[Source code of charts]
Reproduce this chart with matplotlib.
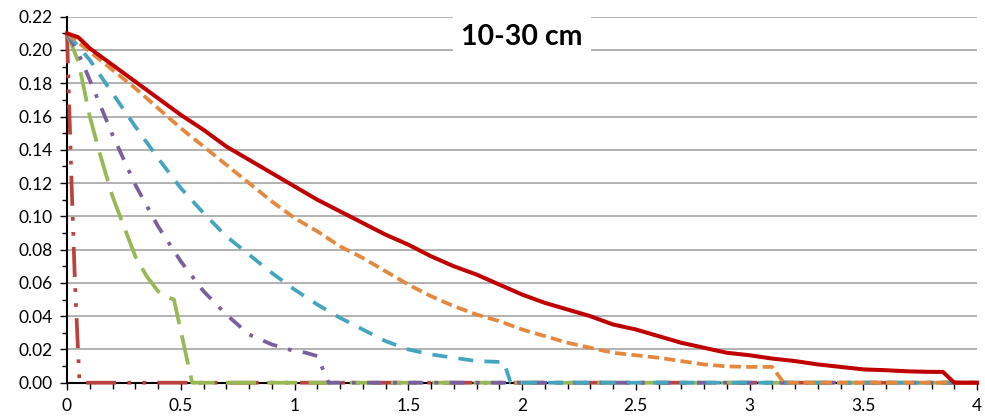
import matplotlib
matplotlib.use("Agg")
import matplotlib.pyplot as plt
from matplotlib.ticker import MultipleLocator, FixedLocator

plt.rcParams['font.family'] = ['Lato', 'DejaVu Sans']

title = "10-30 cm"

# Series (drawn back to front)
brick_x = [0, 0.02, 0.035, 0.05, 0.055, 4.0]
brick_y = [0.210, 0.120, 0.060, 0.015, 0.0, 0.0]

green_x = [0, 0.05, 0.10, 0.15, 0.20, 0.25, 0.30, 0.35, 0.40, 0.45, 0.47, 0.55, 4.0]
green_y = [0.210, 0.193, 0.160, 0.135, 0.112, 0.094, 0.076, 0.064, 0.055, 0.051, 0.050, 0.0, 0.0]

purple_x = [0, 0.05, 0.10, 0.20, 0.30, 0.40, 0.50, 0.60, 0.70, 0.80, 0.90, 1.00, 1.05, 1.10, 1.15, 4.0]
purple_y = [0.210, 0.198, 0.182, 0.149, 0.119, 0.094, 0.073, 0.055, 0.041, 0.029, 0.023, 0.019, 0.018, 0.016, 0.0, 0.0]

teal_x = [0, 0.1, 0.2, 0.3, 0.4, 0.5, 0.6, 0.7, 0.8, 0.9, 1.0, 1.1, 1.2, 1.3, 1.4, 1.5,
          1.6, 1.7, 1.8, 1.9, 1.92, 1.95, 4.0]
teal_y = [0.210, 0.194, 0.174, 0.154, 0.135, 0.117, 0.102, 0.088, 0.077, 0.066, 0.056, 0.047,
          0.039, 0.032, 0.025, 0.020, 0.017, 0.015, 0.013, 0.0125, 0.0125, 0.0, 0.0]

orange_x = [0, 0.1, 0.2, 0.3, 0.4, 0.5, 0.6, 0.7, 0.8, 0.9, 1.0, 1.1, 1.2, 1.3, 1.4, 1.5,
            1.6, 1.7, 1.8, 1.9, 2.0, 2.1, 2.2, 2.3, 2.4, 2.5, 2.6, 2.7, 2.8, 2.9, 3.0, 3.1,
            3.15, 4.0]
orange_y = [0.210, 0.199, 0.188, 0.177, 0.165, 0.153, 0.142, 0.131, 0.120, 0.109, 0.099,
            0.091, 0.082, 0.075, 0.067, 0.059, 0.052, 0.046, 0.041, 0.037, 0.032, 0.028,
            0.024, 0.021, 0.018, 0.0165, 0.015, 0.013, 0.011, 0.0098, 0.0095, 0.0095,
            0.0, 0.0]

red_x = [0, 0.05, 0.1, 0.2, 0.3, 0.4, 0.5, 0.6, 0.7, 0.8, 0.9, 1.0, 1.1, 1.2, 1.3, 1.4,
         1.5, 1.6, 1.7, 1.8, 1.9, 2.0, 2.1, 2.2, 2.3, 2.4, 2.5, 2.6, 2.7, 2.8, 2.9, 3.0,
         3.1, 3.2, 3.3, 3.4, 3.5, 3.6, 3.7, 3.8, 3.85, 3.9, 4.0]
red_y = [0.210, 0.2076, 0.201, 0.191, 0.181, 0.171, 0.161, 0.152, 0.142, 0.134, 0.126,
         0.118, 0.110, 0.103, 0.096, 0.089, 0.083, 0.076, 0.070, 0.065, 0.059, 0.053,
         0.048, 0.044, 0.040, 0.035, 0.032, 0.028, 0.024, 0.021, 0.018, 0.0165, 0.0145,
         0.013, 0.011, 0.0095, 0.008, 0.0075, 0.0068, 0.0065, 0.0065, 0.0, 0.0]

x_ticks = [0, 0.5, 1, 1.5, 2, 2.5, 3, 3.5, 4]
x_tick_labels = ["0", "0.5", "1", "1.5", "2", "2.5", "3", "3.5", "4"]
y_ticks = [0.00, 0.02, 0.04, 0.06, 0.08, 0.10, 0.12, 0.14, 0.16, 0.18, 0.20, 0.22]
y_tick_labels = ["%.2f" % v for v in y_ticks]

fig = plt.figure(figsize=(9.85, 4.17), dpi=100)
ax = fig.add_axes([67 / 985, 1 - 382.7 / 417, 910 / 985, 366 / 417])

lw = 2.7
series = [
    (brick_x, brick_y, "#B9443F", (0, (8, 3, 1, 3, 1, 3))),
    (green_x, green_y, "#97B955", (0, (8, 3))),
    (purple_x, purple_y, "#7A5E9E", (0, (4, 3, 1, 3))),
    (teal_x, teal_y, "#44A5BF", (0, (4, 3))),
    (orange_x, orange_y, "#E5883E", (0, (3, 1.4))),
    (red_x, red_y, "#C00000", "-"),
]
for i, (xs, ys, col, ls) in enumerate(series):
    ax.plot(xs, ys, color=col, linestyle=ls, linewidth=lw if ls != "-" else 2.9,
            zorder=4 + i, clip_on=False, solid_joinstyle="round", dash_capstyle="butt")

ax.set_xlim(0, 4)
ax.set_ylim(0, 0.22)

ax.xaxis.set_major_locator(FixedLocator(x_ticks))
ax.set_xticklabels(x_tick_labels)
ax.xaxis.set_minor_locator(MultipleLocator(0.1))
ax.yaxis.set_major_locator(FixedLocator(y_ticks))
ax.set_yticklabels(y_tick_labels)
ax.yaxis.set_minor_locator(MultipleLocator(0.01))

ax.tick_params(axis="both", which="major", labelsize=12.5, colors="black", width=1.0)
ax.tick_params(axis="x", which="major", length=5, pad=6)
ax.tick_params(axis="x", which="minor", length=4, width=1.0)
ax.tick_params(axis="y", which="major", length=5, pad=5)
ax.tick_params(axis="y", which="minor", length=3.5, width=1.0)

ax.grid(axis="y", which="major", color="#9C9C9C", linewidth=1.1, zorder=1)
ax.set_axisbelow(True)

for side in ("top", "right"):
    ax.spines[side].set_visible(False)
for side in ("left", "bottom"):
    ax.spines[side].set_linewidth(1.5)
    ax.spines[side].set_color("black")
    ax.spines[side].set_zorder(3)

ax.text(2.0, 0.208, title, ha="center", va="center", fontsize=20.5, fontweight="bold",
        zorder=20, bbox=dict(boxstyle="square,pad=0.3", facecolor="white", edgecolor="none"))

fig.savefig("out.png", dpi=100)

...

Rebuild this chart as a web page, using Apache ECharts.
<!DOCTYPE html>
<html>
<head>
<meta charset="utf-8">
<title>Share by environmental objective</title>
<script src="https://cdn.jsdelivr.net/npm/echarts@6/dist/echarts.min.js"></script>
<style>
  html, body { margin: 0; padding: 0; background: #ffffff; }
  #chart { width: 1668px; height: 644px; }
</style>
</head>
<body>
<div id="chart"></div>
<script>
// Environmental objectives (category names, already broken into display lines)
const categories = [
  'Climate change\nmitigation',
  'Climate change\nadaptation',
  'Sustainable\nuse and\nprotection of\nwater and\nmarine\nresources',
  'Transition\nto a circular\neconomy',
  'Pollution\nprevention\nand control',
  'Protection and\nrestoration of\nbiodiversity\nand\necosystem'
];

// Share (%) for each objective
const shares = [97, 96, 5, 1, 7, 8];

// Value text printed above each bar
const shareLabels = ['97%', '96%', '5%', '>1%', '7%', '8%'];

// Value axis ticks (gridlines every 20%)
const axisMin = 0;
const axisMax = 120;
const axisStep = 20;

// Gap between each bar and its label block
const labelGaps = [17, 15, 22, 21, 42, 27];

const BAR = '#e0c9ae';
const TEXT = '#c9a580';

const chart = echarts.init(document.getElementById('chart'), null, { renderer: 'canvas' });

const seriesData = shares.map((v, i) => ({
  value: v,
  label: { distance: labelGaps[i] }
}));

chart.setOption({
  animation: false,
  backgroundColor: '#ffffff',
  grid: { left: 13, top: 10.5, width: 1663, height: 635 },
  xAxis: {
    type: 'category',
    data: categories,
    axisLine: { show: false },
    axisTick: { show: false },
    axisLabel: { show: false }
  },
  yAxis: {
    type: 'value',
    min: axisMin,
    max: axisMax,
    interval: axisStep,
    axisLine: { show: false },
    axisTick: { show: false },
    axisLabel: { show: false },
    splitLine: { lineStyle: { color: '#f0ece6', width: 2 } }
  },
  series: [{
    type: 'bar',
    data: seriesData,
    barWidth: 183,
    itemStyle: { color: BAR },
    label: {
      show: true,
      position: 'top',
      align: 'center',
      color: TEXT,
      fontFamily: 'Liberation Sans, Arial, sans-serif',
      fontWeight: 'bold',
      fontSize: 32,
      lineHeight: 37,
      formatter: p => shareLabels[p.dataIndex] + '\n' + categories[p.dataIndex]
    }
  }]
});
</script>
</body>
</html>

## WHAT TO DO
Make an exact copy of the lines from the one with "Reproduce this chart with matplotlib." through the one with "0.0125, 0.0, 0.0]", both ends in, and nothing else. Drop every picture.

## THE COMPLETED TASK
Reproduce this chart with matplotlib.
import matplotlib
matplotlib.use("Agg")
import matplotlib.pyplot as plt
from matplotlib.ticker import MultipleLocator, FixedLocator

plt.rcParams['font.family'] = ['Lato', 'DejaVu Sans']

title = "10-30 cm"

# Series (drawn back to front)
brick_x = [0, 0.02, 0.035, 0.05, 0.055, 4.0]
brick_y = [0.210, 0.120, 0.060, 0.015, 0.0, 0.0]

green_x = [0, 0.05, 0.10, 0.15, 0.20, 0.25, 0.30, 0.35, 0.40, 0.45, 0.47, 0.55, 4.0]
green_y = [0.210, 0.193, 0.160, 0.135, 0.112, 0.094, 0.076, 0.064, 0.055, 0.051, 0.050, 0.0, 0.0]

purple_x = [0, 0.05, 0.10, 0.20, 0.30, 0.40, 0.50, 0.60, 0.70, 0.80, 0.90, 1.00, 1.05, 1.10, 1.15, 4.0]
purple_y = [0.210, 0.198, 0.182, 0.149, 0.119, 0.094, 0.073, 0.055, 0.041, 0.029, 0.023, 0.019, 0.018, 0.016, 0.0, 0.0]

teal_x = [0, 0.1, 0.2, 0.3, 0.4, 0.5, 0.6, 0.7, 0.8, 0.9, 1.0, 1.1, 1.2, 1.3, 1.4, 1.5,
          1.6, 1.7, 1.8, 1.9, 1.92, 1.95, 4.0]
teal_y = [0.210, 0.194, 0.174, 0.154, 0.135, 0.117, 0.102, 0.088, 0.077, 0.066, 0.056, 0.047,
          0.039, 0.032, 0.025, 0.020, 0.017, 0.015, 0.013, 0.0125, 0.0125, 0.0, 0.0]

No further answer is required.